Rows from a dataset of charts and code
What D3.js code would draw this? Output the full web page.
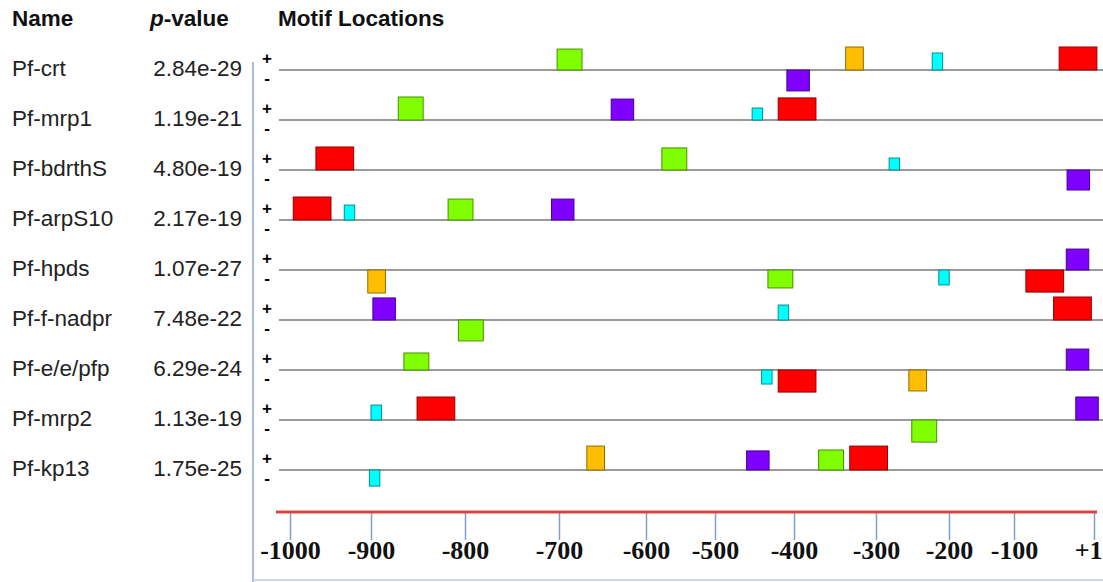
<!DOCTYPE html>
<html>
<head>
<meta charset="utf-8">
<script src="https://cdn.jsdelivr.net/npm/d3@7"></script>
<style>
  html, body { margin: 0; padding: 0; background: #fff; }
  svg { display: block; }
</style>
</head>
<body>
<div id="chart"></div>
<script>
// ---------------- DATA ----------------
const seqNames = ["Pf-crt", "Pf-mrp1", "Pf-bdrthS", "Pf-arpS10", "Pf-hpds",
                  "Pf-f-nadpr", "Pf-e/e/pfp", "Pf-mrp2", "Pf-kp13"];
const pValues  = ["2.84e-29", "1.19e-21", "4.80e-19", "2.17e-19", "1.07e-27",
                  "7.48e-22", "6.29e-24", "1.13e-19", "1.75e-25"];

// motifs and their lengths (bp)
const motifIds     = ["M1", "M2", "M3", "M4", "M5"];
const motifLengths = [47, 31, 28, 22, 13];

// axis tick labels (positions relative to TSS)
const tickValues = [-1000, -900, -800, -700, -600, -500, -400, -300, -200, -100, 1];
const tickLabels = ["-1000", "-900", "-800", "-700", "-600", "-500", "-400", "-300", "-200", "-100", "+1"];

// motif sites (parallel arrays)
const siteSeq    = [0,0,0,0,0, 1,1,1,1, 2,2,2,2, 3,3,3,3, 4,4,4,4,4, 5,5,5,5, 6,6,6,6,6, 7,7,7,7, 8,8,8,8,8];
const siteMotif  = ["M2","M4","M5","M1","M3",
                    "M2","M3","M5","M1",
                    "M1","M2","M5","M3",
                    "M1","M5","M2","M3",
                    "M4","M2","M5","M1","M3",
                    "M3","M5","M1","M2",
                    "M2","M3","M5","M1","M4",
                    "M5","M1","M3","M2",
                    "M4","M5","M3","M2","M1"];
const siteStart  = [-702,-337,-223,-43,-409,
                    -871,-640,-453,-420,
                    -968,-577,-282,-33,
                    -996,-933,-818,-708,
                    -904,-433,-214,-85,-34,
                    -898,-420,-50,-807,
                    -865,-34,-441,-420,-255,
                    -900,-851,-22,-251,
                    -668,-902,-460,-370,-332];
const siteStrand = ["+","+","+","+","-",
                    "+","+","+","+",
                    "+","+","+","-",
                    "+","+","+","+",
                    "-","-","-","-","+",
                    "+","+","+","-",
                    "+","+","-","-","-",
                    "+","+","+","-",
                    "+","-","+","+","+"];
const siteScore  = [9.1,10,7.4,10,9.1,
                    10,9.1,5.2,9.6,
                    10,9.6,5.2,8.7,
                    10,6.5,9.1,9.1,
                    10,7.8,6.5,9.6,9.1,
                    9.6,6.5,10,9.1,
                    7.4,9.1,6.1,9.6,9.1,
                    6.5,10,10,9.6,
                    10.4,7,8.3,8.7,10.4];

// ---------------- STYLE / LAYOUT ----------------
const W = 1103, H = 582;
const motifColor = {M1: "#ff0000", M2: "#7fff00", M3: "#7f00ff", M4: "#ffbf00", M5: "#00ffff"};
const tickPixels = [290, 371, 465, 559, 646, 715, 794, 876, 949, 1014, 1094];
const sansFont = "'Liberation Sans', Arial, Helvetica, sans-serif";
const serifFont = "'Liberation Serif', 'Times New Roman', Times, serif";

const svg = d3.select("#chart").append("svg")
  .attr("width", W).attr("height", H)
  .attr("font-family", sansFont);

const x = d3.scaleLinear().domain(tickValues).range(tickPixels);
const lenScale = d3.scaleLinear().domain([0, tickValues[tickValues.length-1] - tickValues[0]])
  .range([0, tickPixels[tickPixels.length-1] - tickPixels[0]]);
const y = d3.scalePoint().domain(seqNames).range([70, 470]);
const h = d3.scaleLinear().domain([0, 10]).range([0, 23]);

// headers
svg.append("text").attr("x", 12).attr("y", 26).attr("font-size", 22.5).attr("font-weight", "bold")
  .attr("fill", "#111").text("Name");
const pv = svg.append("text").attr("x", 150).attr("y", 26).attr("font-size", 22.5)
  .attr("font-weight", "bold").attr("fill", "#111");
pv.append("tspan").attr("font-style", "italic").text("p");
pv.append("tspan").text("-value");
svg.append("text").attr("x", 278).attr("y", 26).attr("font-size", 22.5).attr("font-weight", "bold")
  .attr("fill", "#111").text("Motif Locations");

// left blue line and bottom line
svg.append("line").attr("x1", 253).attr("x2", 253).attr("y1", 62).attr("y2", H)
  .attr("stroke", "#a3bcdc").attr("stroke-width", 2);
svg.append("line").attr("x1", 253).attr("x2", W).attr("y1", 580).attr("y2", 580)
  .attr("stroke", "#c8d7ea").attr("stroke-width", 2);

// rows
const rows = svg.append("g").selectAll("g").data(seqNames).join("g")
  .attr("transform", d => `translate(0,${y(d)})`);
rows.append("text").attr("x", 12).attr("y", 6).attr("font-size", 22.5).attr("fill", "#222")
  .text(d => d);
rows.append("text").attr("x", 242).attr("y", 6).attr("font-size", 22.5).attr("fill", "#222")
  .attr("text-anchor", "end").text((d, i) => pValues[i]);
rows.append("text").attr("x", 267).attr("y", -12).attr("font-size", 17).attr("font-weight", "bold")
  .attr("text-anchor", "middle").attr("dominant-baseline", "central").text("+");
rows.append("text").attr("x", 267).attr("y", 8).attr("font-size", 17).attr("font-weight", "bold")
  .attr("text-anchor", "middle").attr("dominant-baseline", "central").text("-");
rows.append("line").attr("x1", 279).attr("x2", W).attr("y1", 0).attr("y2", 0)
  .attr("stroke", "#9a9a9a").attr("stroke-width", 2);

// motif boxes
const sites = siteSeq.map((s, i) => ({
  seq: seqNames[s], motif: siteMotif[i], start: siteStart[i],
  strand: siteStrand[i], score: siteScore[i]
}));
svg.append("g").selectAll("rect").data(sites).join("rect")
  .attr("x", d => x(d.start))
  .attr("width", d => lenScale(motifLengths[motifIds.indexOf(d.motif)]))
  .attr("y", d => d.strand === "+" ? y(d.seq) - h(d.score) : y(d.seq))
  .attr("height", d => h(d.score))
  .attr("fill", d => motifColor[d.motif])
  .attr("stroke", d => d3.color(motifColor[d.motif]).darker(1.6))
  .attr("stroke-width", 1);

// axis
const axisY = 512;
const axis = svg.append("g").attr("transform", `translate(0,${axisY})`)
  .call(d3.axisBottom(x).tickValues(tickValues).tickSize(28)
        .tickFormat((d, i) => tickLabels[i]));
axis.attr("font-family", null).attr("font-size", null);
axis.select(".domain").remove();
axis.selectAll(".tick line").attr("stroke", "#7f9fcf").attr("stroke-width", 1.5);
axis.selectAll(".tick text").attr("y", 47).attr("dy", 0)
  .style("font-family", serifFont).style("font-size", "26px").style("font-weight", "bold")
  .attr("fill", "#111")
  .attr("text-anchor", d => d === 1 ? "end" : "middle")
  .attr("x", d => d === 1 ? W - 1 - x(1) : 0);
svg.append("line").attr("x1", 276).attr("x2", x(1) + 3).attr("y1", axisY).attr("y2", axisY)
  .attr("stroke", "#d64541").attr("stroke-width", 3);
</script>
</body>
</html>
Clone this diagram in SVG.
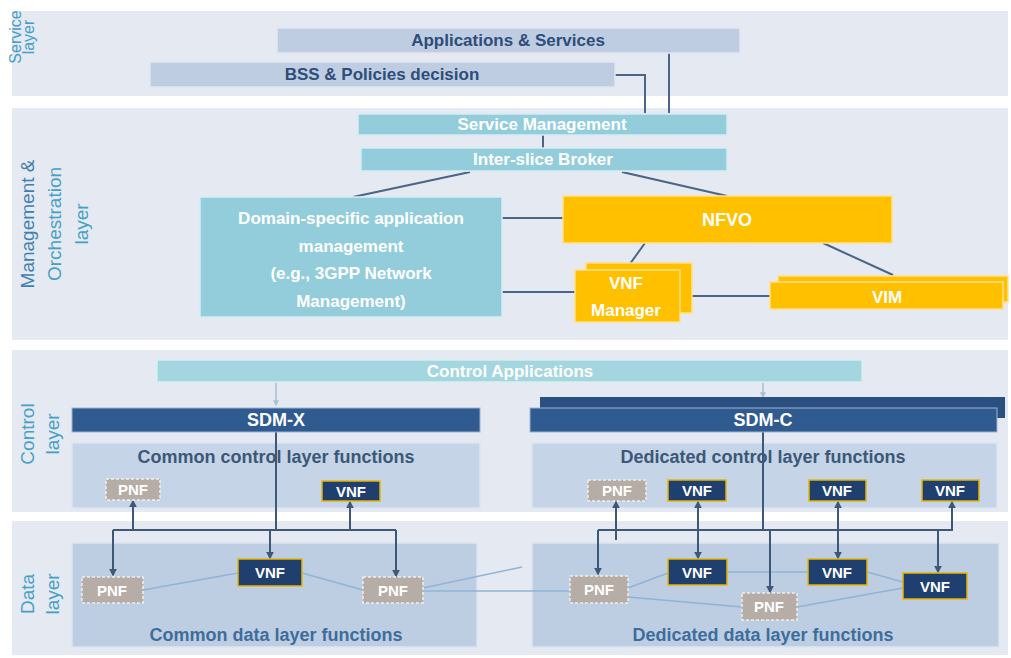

EXERCISE GOAL
All of the lines above should be retyped precisely, apart from the pictures.

EXERCISE RESULT
What D3.js code would draw this? Output the full web page.
<!DOCTYPE html>
<html>
<head>
<meta charset="utf-8">
<script src="https://cdn.jsdelivr.net/npm/d3@7"></script>
<style>
  html, body { margin: 0; padding: 0; background: #fff; }
  svg { display: block; }
</style>
</head>
<body>
<div id="chart"></div>
<script>
// ---------------- DATA ----------------
const seqNames = ["Pf-crt", "Pf-mrp1", "Pf-bdrthS", "Pf-arpS10", "Pf-hpds",
                  "Pf-f-nadpr", "Pf-e/e/pfp", "Pf-mrp2", "Pf-kp13"];
const pValues  = ["2.84e-29", "1.19e-21", "4.80e-19", "2.17e-19", "1.07e-27",
                  "7.48e-22", "6.29e-24", "1.13e-19", "1.75e-25"];

// motifs and their lengths (bp)
const motifIds     = ["M1", "M2", "M3", "M4", "M5"];
const motifLengths = [47, 31, 28, 22, 13];

// axis tick labels (positions relative to TSS)
const tickValues = [-1000, -900, -800, -700, -600, -500, -400, -300, -200, -100, 1];
const tickLabels = ["-1000", "-900", "-800", "-700", "-600", "-500", "-400", "-300", "-200", "-100", "+1"];

// motif sites (parallel arrays)
const siteSeq    = [0,0,0,0,0, 1,1,1,1, 2,2,2,2, 3,3,3,3, 4,4,4,4,4, 5,5,5,5, 6,6,6,6,6, 7,7,7,7, 8,8,8,8,8];
const siteMotif  = ["M2","M4","M5","M1","M3",
                    "M2","M3","M5","M1",
                    "M1","M2","M5","M3",
                    "M1","M5","M2","M3",
                    "M4","M2","M5","M1","M3",
                    "M3","M5","M1","M2",
                    "M2","M3","M5","M1","M4",
                    "M5","M1","M3","M2",
                    "M4","M5","M3","M2","M1"];
const siteStart  = [-702,-337,-223,-43,-409,
                    -871,-640,-453,-420,
                    -968,-577,-282,-33,
                    -996,-933,-818,-708,
                    -904,-433,-214,-85,-34,
                    -898,-420,-50,-807,
                    -865,-34,-441,-420,-255,
                    -900,-851,-22,-251,
                    -668,-902,-460,-370,-332];
const siteStrand = ["+","+","+","+","-",
                    "+","+","+","+",
                    "+","+","+","-",
                    "+","+","+","+",
                    "-","-","-","-","+",
                    "+","+","+","-",
                    "+","+","-","-","-",
                    "+","+","+","-",
                    "+","-","+","+","+"];
const siteScore  = [9.1,10,7.4,10,9.1,
                    10,9.1,5.2,9.6,
                    10,9.6,5.2,8.7,
                    10,6.5,9.1,9.1,
                    10,7.8,6.5,9.6,9.1,
                    9.6,6.5,10,9.1,
                    7.4,9.1,6.1,9.6,9.1,
                    6.5,10,10,9.6,
                    10.4,7,8.3,8.7,10.4];

// ---------------- STYLE / LAYOUT ----------------
const W = 1103, H = 582;
const motifColor = {M1: "#ff0000", M2: "#7fff00", M3: "#7f00ff", M4: "#ffbf00", M5: "#00ffff"};
const tickPixels = [290, 371, 465, 559, 646, 715, 794, 876, 949, 1014, 1094];
const sansFont = "'Liberation Sans', Arial, Helvetica, sans-serif";
const serifFont = "'Liberation Serif', 'Times New Roman', Times, serif";

const svg = d3.select("#chart").append("svg")
  .attr("width", W).attr("height", H)
  .attr("font-family", sansFont);

const x = d3.scaleLinear().domain(tickValues).range(tickPixels);
const lenScale = d3.scaleLinear().domain([0, tickValues[tickValues.length-1] - tickValues[0]])
  .range([0, tickPixels[tickPixels.length-1] - tickPixels[0]]);
const y = d3.scalePoint().domain(seqNames).range([70, 470]);
const h = d3.scaleLinear().domain([0, 10]).range([0, 23]);

// headers
svg.append("text").attr("x", 12).attr("y", 26).attr("font-size", 22.5).attr("font-weight", "bold")
  .attr("fill", "#111").text("Name");
const pv = svg.append("text").attr("x", 150).attr("y", 26).attr("font-size", 22.5)
  .attr("font-weight", "bold").attr("fill", "#111");
pv.append("tspan").attr("font-style", "italic").text("p");
pv.append("tspan").text("-value");
svg.append("text").attr("x", 278).attr("y", 26).attr("font-size", 22.5).attr("font-weight", "bold")
  .attr("fill", "#111").text("Motif Locations");

// left blue line and bottom line
svg.append("line").attr("x1", 253).attr("x2", 253).attr("y1", 62).attr("y2", H)
  .attr("stroke", "#a3bcdc").attr("stroke-width", 2);
svg.append("line").attr("x1", 253).attr("x2", W).attr("y1", 580).attr("y2", 580)
  .attr("stroke", "#c8d7ea").attr("stroke-width", 2);

// rows
const rows = svg.append("g").selectAll("g").data(seqNames).join("g")
  .attr("transform", d => `translate(0,${y(d)})`);
rows.append("text").attr("x", 12).attr("y", 6).attr("font-size", 22.5).attr("fill", "#222")
  .text(d => d);
rows.append("text").attr("x", 242).attr("y", 6).attr("font-size", 22.5).attr("fill", "#222")
  .attr("text-anchor", "end").text((d, i) => pValues[i]);
rows.append("text").attr("x", 267).attr("y", -12).attr("font-size", 17).attr("font-weight", "bold")
  .attr("text-anchor", "middle").attr("dominant-baseline", "central").text("+");
rows.append("text").attr("x", 267).attr("y", 8).attr("font-size", 17).attr("font-weight", "bold")
  .attr("text-anchor", "middle").attr("dominant-baseline", "central").text("-");
rows.append("line").attr("x1", 279).attr("x2", W).attr("y1", 0).attr("y2", 0)
  .attr("stroke", "#9a9a9a").attr("stroke-width", 2);

// motif boxes
const sites = siteSeq.map((s, i) => ({
  seq: seqNames[s], motif: siteMotif[i], start: siteStart[i],
  strand: siteStrand[i], score: siteScore[i]
}));
svg.append("g").selectAll("rect").data(sites).join("rect")
  .attr("x", d => x(d.start))
  .attr("width", d => lenScale(motifLengths[motifIds.indexOf(d.motif)]))
  .attr("y", d => d.strand === "+" ? y(d.seq) - h(d.score) : y(d.seq))
  .attr("height", d => h(d.score))
  .attr("fill", d => motifColor[d.motif])
  .attr("stroke", d => d3.color(motifColor[d.motif]).darker(1.6))
  .attr("stroke-width", 1);

// axis
const axisY = 512;
const axis = svg.append("g").attr("transform", `translate(0,${axisY})`)
  .call(d3.axisBottom(x).tickValues(tickValues).tickSize(28)
        .tickFormat((d, i) => tickLabels[i]));
axis.attr("font-family", null).attr("font-size", null);
axis.select(".domain").remove();
axis.selectAll(".tick line").attr("stroke", "#7f9fcf").attr("stroke-width", 1.5);
axis.selectAll(".tick text").attr("y", 47).attr("dy", 0)
  .style("font-family", serifFont).style("font-size", "26px").style("font-weight", "bold")
  .attr("fill", "#111")
  .attr("text-anchor", d => d === 1 ? "end" : "middle")
  .attr("x", d => d === 1 ? W - 1 - x(1) : 0);
svg.append("line").attr("x1", 276).attr("x2", x(1) + 3).attr("y1", axisY).attr("y2", axisY)
  .attr("stroke", "#d64541").attr("stroke-width", 3);
</script>
</body>
</html>
Clone this diagram in SVG.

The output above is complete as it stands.